____ Data shown

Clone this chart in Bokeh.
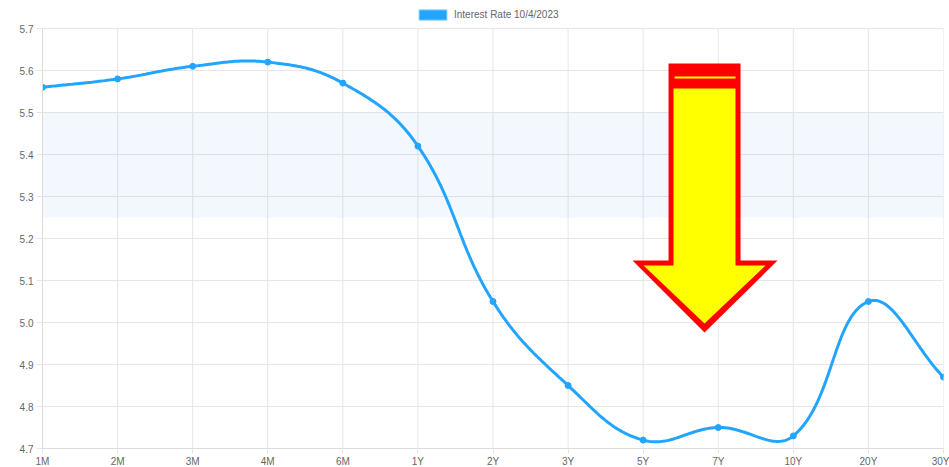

________
____ Data shown

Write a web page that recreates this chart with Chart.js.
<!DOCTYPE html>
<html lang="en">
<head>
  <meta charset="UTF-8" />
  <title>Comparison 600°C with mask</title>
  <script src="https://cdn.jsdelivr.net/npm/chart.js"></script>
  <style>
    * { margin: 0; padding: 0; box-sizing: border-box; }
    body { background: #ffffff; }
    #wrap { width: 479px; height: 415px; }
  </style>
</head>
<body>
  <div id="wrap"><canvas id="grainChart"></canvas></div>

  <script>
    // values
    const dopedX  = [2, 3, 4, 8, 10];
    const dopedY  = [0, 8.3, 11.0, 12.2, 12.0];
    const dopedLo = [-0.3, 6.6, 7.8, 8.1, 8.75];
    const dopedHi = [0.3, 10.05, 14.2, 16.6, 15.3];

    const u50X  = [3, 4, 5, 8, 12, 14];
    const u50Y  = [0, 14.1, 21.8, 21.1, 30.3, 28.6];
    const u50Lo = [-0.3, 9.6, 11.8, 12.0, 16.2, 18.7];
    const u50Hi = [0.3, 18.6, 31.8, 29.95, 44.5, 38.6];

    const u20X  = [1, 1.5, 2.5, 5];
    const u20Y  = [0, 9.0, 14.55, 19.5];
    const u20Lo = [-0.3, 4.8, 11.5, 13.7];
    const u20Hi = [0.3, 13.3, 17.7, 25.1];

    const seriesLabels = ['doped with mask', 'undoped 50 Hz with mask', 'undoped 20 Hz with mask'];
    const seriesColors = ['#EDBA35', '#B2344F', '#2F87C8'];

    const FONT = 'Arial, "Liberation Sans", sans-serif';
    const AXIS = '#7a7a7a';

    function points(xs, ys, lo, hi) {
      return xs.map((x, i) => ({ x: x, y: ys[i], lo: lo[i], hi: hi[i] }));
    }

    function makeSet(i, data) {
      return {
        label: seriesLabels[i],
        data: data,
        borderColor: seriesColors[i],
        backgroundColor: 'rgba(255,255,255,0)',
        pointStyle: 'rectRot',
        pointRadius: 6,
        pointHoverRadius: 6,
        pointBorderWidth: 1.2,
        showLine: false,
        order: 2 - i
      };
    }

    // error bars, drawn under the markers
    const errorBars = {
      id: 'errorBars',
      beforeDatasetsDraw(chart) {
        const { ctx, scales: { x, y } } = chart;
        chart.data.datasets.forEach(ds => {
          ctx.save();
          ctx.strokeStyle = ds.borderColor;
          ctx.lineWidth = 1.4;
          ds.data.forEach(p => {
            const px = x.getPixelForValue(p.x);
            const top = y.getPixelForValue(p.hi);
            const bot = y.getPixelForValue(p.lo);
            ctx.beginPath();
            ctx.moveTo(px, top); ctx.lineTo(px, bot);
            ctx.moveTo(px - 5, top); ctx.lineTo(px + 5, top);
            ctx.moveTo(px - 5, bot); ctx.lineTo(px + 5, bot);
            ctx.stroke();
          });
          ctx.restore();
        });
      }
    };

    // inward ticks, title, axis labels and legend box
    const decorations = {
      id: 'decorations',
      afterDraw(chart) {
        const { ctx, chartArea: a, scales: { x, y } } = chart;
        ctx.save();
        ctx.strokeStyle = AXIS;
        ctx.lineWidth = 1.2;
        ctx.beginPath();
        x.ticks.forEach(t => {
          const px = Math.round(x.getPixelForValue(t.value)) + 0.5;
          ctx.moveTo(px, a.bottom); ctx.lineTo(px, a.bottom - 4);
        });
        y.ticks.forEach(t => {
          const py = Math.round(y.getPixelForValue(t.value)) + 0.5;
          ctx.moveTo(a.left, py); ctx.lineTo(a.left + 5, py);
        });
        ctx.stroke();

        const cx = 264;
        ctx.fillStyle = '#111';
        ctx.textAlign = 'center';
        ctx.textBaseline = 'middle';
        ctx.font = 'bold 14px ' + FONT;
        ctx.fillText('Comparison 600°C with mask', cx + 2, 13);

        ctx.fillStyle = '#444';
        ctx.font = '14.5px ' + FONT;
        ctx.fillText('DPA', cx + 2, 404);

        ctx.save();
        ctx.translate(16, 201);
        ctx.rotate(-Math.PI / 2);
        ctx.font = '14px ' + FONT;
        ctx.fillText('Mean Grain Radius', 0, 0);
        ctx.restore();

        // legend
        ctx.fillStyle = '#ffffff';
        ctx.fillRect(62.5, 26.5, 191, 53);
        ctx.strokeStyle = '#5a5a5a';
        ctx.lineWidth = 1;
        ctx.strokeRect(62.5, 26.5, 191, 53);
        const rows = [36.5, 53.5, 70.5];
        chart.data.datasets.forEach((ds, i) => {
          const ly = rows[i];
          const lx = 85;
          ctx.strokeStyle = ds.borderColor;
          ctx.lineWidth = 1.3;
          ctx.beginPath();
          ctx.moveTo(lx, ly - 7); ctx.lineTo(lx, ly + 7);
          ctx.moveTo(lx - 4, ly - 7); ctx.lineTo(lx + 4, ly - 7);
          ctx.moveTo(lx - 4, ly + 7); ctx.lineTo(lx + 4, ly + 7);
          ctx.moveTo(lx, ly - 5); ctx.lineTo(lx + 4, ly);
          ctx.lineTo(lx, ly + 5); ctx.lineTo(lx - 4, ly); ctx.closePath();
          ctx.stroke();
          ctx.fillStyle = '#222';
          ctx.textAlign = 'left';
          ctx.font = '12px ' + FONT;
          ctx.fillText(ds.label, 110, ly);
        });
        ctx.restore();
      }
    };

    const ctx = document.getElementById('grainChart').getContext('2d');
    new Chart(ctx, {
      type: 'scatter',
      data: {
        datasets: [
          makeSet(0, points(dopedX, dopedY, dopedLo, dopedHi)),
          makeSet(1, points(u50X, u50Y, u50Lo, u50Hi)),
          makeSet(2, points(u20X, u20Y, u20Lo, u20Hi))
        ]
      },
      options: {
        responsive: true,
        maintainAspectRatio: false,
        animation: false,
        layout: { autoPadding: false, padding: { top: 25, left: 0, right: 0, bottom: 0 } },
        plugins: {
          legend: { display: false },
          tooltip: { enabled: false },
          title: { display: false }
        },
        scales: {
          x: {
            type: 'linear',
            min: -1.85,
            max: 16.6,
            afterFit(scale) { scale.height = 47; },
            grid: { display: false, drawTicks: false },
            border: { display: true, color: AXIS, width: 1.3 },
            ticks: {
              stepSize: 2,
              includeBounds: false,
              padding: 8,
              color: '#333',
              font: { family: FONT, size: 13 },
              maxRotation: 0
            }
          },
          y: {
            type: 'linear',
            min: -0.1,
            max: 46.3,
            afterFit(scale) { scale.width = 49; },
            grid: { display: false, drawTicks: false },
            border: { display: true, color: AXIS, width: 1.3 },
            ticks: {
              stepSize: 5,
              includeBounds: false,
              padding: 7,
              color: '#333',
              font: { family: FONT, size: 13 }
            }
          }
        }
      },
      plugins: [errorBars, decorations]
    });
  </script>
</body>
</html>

________

_Task details_
Write out again only the lines from the line containing "Write a web" through the line containing "const dopedHi = [0.3, 10.05, 14.2, 16.6, 15.3];", both included, exactly as they are.

_Complete response_
Write a web page that recreates this chart with Chart.js.
<!DOCTYPE html>
<html lang="en">
<head>
  <meta charset="UTF-8" />
  <title>Comparison 600°C with mask</title>
  <script src="https://cdn.jsdelivr.net/npm/chart.js"></script>
  <style>
    * { margin: 0; padding: 0; box-sizing: border-box; }
    body { background: #ffffff; }
    #wrap { width: 479px; height: 415px; }
  </style>
</head>
<body>
  <div id="wrap"><canvas id="grainChart"></canvas></div>

  <script>
    // values
    const dopedX  = [2, 3, 4, 8, 10];
    const dopedY  = [0, 8.3, 11.0, 12.2, 12.0];
    const dopedLo = [-0.3, 6.6, 7.8, 8.1, 8.75];
    const dopedHi = [0.3, 10.05, 14.2, 16.6, 15.3];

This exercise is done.